**REQUIRED WORK**
Go through the material and pull out every line with the string "this" in it.

##### SUPPLIED MATERIAL #####

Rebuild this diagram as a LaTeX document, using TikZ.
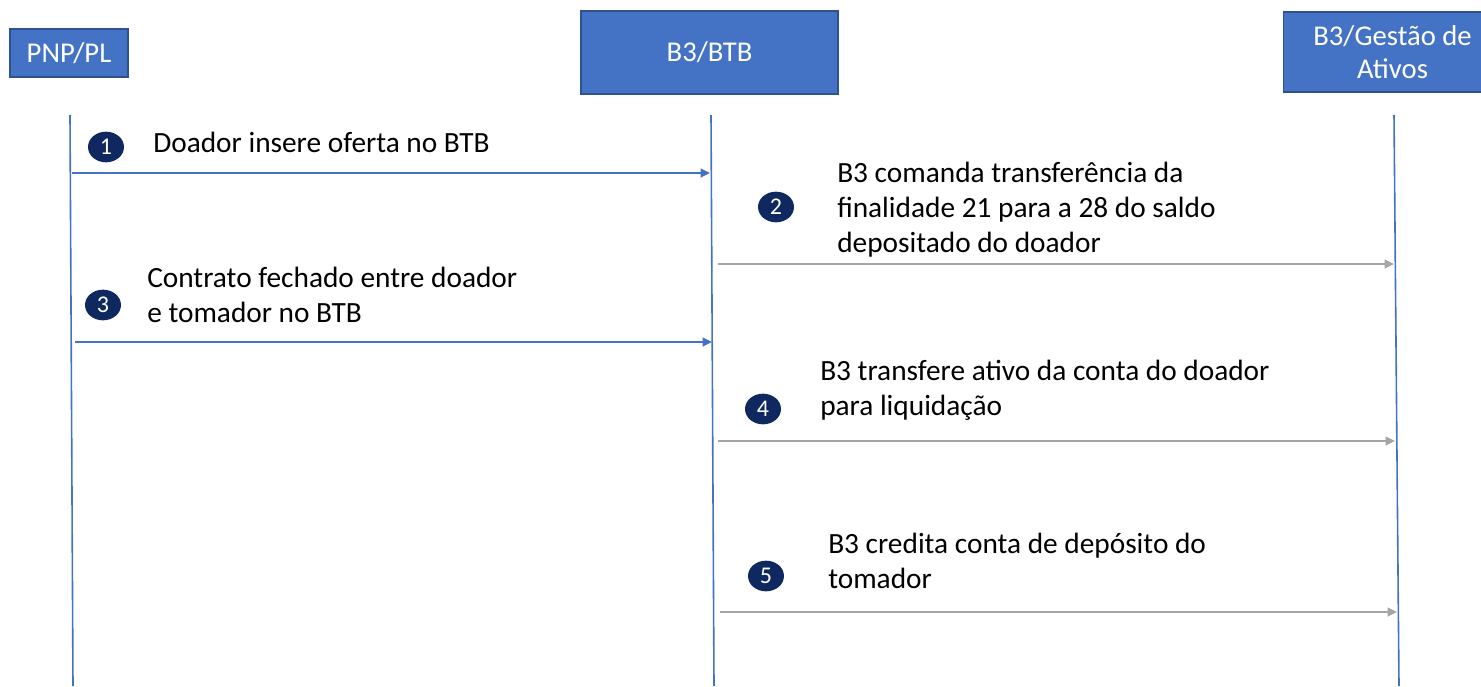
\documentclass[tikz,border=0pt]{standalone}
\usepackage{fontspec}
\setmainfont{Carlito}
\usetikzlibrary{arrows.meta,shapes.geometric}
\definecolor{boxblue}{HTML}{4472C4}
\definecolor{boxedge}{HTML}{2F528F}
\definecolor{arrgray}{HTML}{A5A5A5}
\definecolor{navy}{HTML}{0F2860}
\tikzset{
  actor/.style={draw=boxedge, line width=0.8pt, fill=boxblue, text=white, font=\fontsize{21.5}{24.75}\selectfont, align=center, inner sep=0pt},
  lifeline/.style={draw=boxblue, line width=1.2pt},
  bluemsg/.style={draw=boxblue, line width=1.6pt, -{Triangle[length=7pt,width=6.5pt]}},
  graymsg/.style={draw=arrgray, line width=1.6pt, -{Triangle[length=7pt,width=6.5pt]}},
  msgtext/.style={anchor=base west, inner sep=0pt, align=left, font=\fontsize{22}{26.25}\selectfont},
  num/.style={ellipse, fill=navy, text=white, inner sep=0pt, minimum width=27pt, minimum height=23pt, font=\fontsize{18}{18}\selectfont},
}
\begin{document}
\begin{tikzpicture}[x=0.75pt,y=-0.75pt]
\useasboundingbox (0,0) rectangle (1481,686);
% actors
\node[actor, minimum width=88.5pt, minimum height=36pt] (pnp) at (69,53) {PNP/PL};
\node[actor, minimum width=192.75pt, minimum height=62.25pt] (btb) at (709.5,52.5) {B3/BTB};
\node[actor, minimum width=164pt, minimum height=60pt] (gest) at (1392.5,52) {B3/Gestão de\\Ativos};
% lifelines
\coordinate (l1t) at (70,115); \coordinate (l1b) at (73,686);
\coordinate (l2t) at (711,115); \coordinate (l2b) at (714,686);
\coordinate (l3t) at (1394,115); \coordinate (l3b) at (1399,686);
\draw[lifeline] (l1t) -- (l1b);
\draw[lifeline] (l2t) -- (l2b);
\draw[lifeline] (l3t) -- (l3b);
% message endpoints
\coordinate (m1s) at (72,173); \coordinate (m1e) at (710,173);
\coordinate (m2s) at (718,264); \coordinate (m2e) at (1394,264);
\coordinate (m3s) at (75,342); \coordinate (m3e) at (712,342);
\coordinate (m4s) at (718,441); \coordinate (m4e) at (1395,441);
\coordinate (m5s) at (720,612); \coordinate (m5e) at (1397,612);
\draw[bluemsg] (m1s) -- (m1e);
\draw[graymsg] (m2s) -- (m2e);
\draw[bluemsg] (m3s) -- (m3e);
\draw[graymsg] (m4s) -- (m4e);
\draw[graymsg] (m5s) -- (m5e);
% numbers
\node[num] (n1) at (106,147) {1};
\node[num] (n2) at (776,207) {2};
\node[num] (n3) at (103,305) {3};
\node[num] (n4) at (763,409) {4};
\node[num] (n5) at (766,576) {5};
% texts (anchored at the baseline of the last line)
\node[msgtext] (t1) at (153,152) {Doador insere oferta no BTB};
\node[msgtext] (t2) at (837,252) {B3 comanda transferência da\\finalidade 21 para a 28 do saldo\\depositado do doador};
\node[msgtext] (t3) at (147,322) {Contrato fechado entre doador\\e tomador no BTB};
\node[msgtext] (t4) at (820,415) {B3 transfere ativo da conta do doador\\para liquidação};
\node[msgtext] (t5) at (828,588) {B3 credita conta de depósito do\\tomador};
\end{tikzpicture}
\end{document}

#####
##### SUPPLIED MATERIAL #####

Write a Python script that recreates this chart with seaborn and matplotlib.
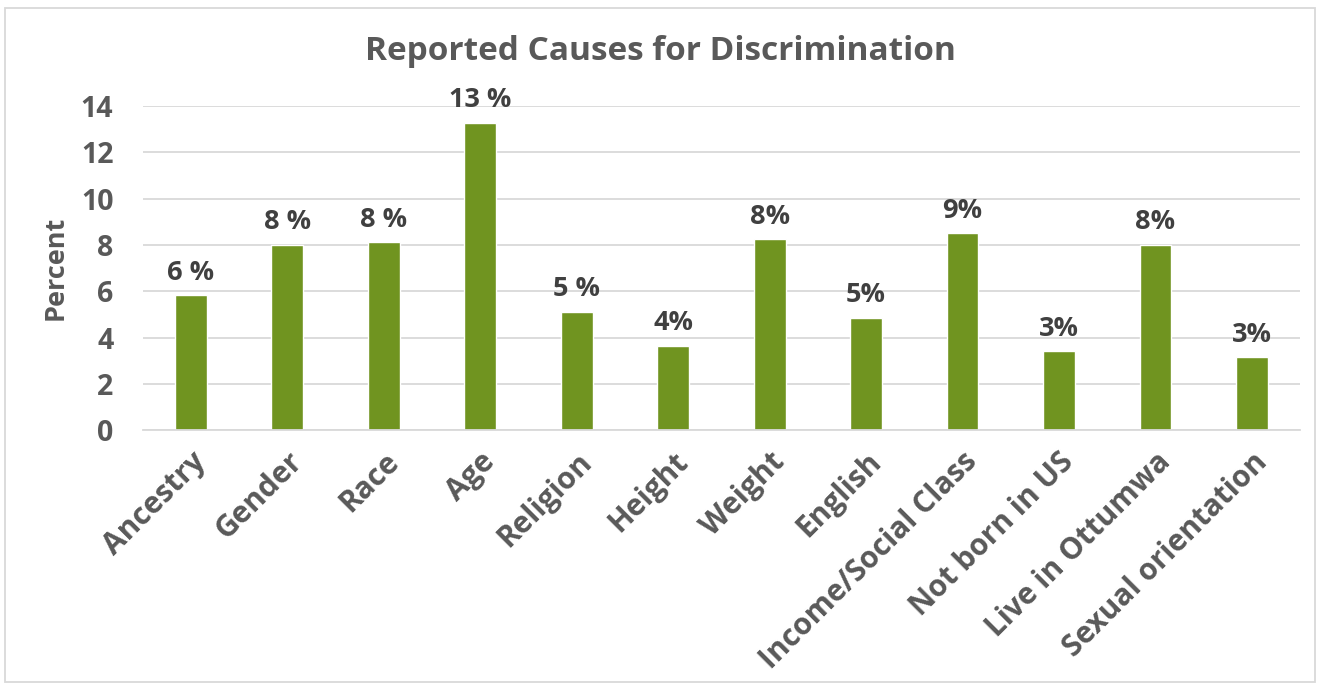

#####

**ANSWER TO THE TASK**
Rebuild this diagram as a LaTeX document, using TikZ.
Write a Python script that recreates this chart with seaborn and matplotlib.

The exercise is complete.